> Collected material

######

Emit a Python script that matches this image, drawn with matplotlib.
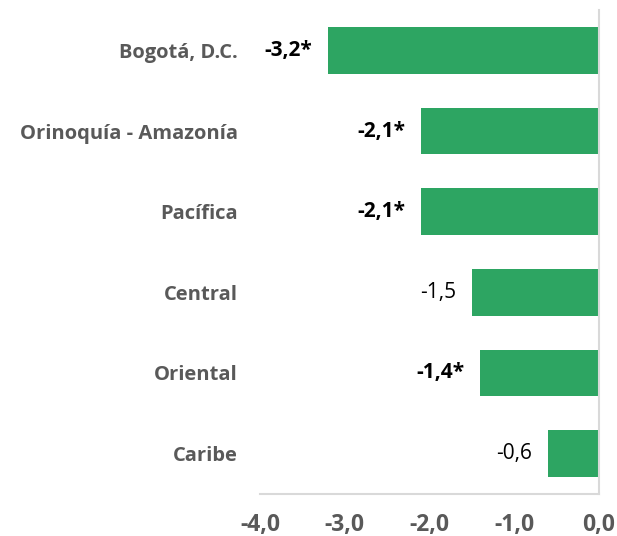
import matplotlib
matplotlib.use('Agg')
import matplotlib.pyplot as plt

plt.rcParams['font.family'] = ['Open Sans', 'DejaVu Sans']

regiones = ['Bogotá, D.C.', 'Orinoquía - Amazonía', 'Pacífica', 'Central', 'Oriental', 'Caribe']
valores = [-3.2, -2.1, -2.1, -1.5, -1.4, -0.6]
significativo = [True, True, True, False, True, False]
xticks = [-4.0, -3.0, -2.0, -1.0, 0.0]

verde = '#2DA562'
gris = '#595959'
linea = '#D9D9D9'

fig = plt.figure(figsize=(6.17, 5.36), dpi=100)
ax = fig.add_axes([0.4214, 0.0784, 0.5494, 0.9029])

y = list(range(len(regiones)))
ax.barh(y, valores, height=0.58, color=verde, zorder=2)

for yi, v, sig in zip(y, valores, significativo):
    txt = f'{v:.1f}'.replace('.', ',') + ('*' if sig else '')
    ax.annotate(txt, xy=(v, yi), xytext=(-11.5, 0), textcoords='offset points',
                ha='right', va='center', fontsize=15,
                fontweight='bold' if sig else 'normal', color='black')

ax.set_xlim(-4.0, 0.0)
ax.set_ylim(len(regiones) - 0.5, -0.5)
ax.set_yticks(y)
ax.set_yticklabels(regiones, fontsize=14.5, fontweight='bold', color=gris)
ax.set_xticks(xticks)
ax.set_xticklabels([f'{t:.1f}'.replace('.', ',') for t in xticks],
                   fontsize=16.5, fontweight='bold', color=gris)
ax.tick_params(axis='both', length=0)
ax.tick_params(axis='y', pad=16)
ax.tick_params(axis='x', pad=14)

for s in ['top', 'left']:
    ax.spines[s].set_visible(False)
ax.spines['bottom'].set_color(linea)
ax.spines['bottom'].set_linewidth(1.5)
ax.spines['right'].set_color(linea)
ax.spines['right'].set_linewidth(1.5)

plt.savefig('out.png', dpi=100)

######

> What you have to do
Write out an exact copy of the listing, first line through the line containing "linea = '#D9D9D9'", with the pictures left out.

> Finished task
Emit a Python script that matches this image, drawn with matplotlib.
import matplotlib
matplotlib.use('Agg')
import matplotlib.pyplot as plt

plt.rcParams['font.family'] = ['Open Sans', 'DejaVu Sans']

regiones = ['Bogotá, D.C.', 'Orinoquía - Amazonía', 'Pacífica', 'Central', 'Oriental', 'Caribe']
valores = [-3.2, -2.1, -2.1, -1.5, -1.4, -0.6]
significativo = [True, True, True, False, True, False]
xticks = [-4.0, -3.0, -2.0, -1.0, 0.0]

verde = '#2DA562'
gris = '#595959'
linea = '#D9D9D9'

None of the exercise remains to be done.